● What needs to be done
Give, as a bare number, the count of lines that contain the word "this".

● Given data
■ ■ ■ ■ ■ ■ ■
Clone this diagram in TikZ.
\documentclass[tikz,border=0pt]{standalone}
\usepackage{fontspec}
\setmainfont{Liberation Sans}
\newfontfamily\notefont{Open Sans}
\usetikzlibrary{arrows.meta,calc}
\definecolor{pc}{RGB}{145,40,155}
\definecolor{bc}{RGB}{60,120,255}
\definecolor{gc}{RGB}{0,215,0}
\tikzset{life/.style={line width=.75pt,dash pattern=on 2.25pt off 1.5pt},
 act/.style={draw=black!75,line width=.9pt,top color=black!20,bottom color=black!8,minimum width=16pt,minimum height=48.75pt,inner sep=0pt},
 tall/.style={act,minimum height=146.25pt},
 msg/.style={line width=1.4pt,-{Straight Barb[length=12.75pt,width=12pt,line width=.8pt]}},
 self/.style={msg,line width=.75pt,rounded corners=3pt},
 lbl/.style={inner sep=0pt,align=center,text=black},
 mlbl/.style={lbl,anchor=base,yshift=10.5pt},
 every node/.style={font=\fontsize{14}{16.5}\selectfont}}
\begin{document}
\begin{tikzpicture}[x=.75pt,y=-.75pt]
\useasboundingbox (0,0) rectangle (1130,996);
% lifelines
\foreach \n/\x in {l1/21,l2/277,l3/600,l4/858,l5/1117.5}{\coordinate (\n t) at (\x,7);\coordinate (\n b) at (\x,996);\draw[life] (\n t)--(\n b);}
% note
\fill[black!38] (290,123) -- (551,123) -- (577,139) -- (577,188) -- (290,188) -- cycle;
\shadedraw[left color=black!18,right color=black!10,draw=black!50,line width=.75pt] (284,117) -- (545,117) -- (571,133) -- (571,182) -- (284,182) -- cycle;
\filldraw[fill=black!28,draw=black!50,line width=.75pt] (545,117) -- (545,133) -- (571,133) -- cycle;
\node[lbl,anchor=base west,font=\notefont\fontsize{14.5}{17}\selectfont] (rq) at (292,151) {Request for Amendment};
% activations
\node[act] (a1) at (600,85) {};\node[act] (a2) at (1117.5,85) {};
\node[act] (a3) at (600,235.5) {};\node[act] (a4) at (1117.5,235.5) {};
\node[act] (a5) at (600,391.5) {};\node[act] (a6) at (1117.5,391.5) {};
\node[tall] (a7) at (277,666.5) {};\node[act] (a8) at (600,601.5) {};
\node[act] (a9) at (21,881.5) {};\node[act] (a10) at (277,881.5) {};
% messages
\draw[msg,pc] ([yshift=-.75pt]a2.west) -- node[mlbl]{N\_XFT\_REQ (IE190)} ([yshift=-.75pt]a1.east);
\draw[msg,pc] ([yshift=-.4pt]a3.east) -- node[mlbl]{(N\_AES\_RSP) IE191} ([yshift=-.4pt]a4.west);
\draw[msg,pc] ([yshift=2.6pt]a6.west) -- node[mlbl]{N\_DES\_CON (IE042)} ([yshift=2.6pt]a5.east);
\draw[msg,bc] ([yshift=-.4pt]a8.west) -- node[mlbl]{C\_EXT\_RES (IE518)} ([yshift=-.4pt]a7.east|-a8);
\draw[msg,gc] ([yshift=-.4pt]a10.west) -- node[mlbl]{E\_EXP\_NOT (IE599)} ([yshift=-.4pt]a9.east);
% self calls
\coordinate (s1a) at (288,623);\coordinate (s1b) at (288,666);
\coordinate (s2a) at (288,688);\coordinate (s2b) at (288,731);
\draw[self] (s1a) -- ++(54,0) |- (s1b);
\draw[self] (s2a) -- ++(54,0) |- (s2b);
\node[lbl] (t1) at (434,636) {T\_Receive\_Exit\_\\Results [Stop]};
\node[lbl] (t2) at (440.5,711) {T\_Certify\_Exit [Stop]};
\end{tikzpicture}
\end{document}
■ ■ ■ ■ ■ ■ ■
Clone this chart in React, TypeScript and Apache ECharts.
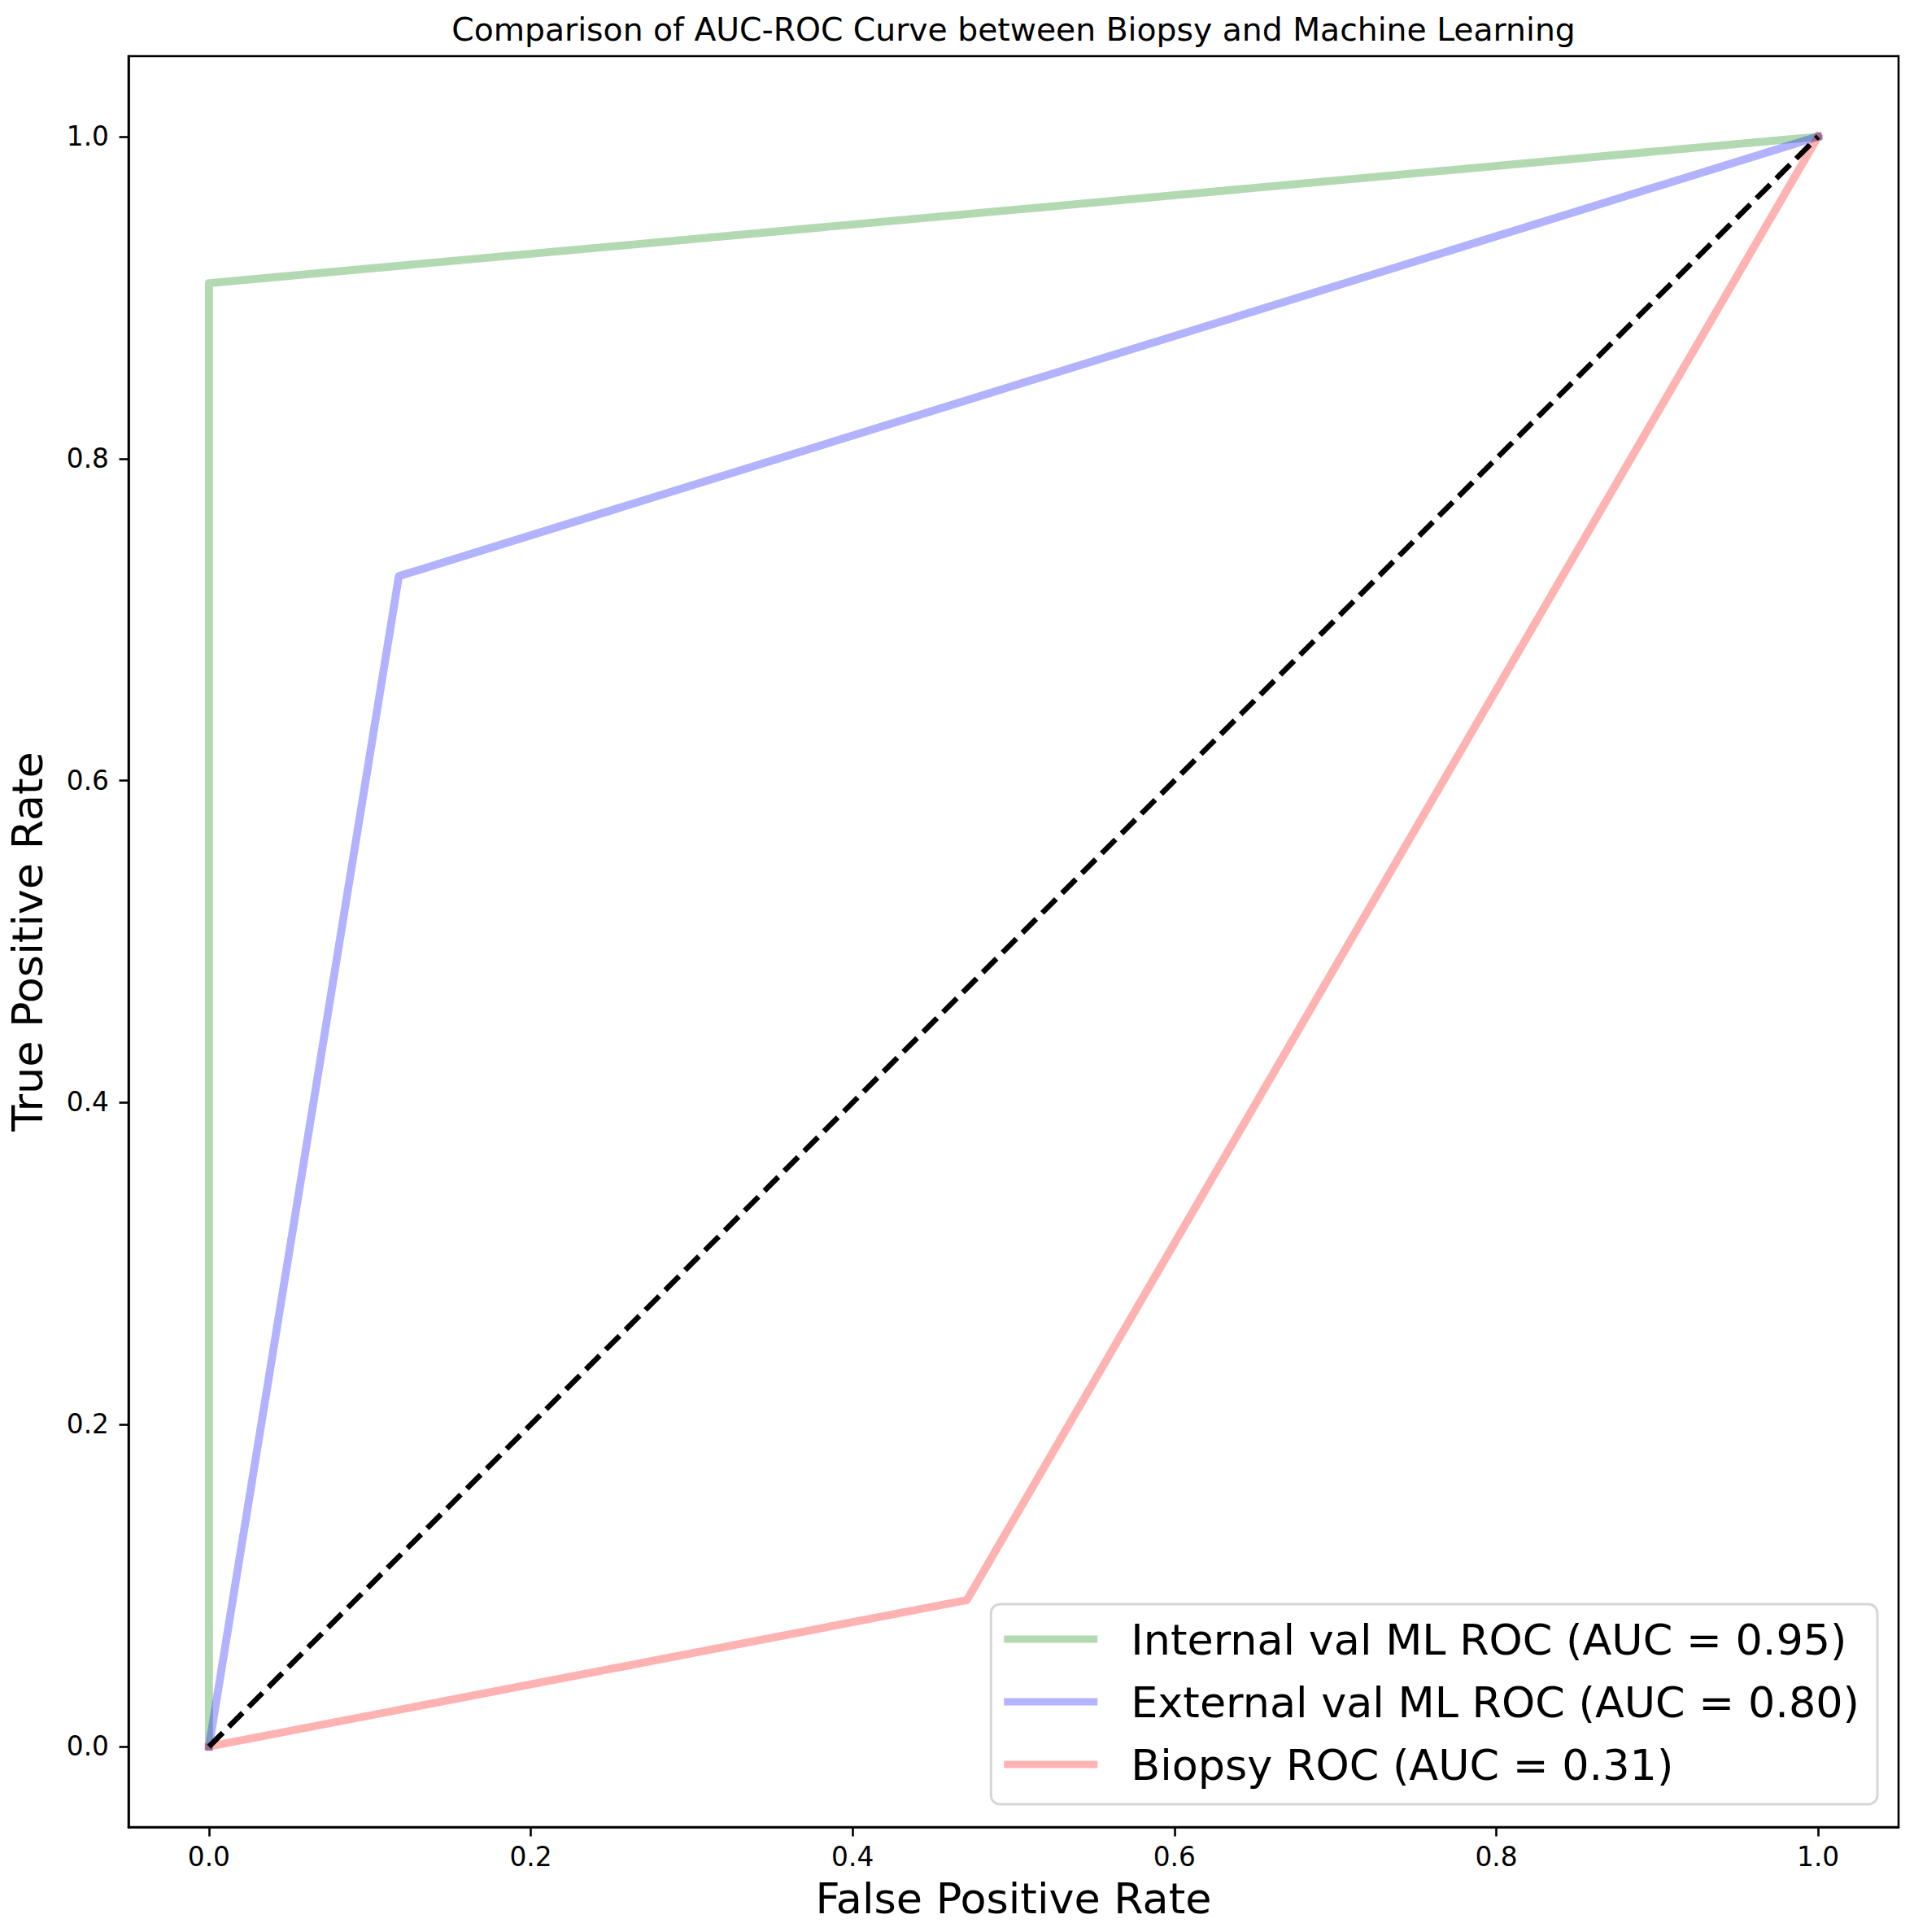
■ ■ ■ ■ ■ ■ ■
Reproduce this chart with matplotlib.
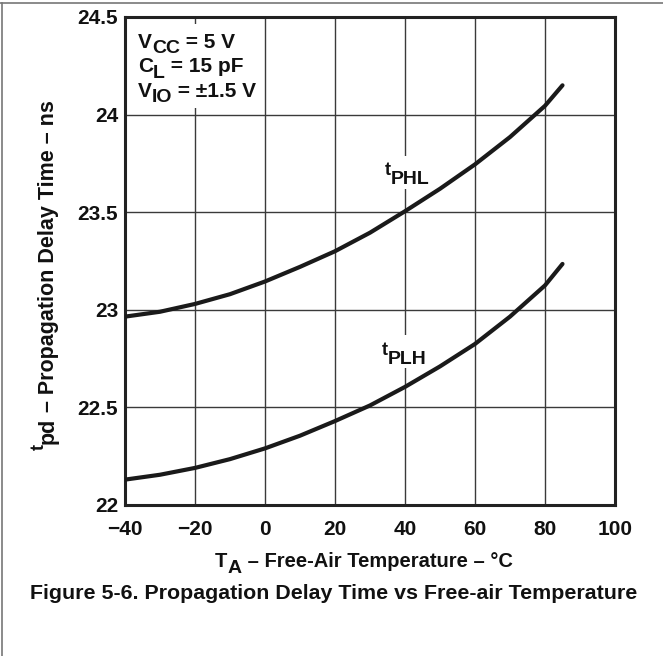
■ ■ ■ ■ ■ ■ ■
● Result
3